Um dos casos que ilustram essa problemática é o da Viação Itapemirim, que teve sua falência decretada em 2022 após um processo de recuperação judicial iniciado em 2016. A empresa acumula dívida de cerca de R$ 2,4 bilhões e a atual arrendatária de sua massa falida, a Suzantur, é alvo de questionamentos da Expresso União, empresa do Grupo Constantino, antigo dono da Itapemirim.

A Expresso União alega que a EXM Partners, administradora judicial da massa falida da Itapemirim, recusou sua proposta de arrendamento das linhas interestaduais da empresa, à qual era sete vezes maior que o valor pago pela Suzantur. A proposta da Expresso União previa o pagamento de R$ 1,5 milhão por mês pela operação das linhas, enquanto a Suzantur paga apenas R$ 200 mil.

Além do caso Itapemirim, outros processos de recuperação judicial se arrastam por anos no Brasil, alimentando suspeitas de fraudes e ilicitudes. Caso da Usina Albertina, a Usina Floralco (pertencente ao Grupo Gam) e a Flórida Paulista Açúcar e Etanol S.A., que teve desdobramentos até no CNJ. Um dos réus questionou o CNJ pela atuação da AJ e a contratação de um escritório de advocacia. Foi até aberto processo administrativo para apurar a conduta dos magistrados que atuaram no caso, mas, em razão de acordo celebrado, as apurações não seguiram. Vale lembrar ainda que a Usina São Fernando e a Oi são exemplos de empresas com processos de recuperação judicial que se estendem por longos períodos.

A Indústria da Recuperação Judicial

A morosidade dos processos e a falta de fiscalização efetiva criam um ambiente propício para a atuação de “uma indústria da recuperação judicial e IDPJ”, que se beneficia da perpetuação dos casos. Juízes, administradores judiciais, escritórios de advocacia e empresas de perícia especializadas se beneficiam financeiramente da demora na resolução dos processos.

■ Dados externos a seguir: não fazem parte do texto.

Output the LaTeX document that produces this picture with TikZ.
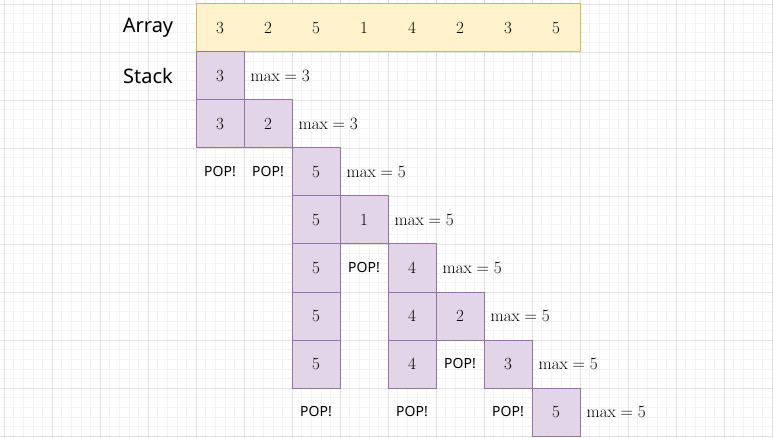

Da mesma maneira, o IDPJ vem sendo usado para beneficiar agentes envolvidos em processos de falências. O método se apoia na fragilidade contábil das empresas falimentares, valendo-se de processos sigilosos, quebra do sigilo de terceiros e obtenção de informações seletivas sem a garantia do contraditório, uma vez que não são obrigatoriamente submetidos a perícia ou investigação por solicitação do juiz do caso.

O objetivo é estender os efeitos da falência a esses terceiros, resultando no bloqueio de bens e na ameaça de responsabilização por todo o passivo da falência. O contexto faz com que os acusados acabem cedendo a acordos envolvendo o pagamento de cifras milionárias aos AJs.

O Conselho Nacional de Justiça (CNJ) tem investigado denúncias de abuso da desconsideração de personalidade jurídica, em prejuízo de empresas processadas e levadas a acordo judiciais, como se deu no caso da falência do Grupo GAM.

Outro caso recente relacionado ao IDPJ envolve a JBS. A empresa dos irmãos Joesley e Wesley Batista obteve vitória parcial no Tribunal de Justiça de São Paulo (TJSP) para não responder à Corte Americana do Distrito Sul da Flórida (EUA) no âmbito do processo da recuperação judicial da Tinto Holding, pertencente ao antigo Grupo Bertin, hoje renomeado como Grupo Heber.

O desembargador Rui Cascaldi, da 1ª Câmara Reservada de Direito Empresarial do TJSP, acatou agravo de instrumento da JBS para suspender a tentativa da administradora judicial da massa falida da Tinto Holding, a AJ Ruiz Consultoria Empresarial S.A., de arrolar empresa dos Batista como parte responsável por prejuízos que teriam levado a companhia da família Bertin a acumular dívidas de cerca de R$ 5,8 bilhões sendo quase R$ 3 bilhões em pendências tributárias.

O uso indiscriminado do IDPJ desperta a atenção de juristas e deve ser tema de análise mais apurada do CNJ, que vem recebendo denúncias dessa prática. O projeto de lei 3/2024, em tramitação no Congresso Nacional, também busca reduzir o tempo dos processos de recuperação judicial e falência. A proposta, elaborada pelo Ministério da Fazenda, prevê medidas para modernizar o processo e eliminar gargalos, com o objetivo de reduzir os prazos pela metade.

Enquanto a legislação não é aprimorada, a indústria da recuperação judicial segue operando em um limbo jurídico, com casos emblemáticos como o da Itapemirim evidenciando a necessidade de maior rigor e fiscalização por parte do Judiciário. A falta de transparência e a lentidão dos processos contribuem para a desconfiança do mercado em relação a esse importante instrumento de recuperação de empresas em crise.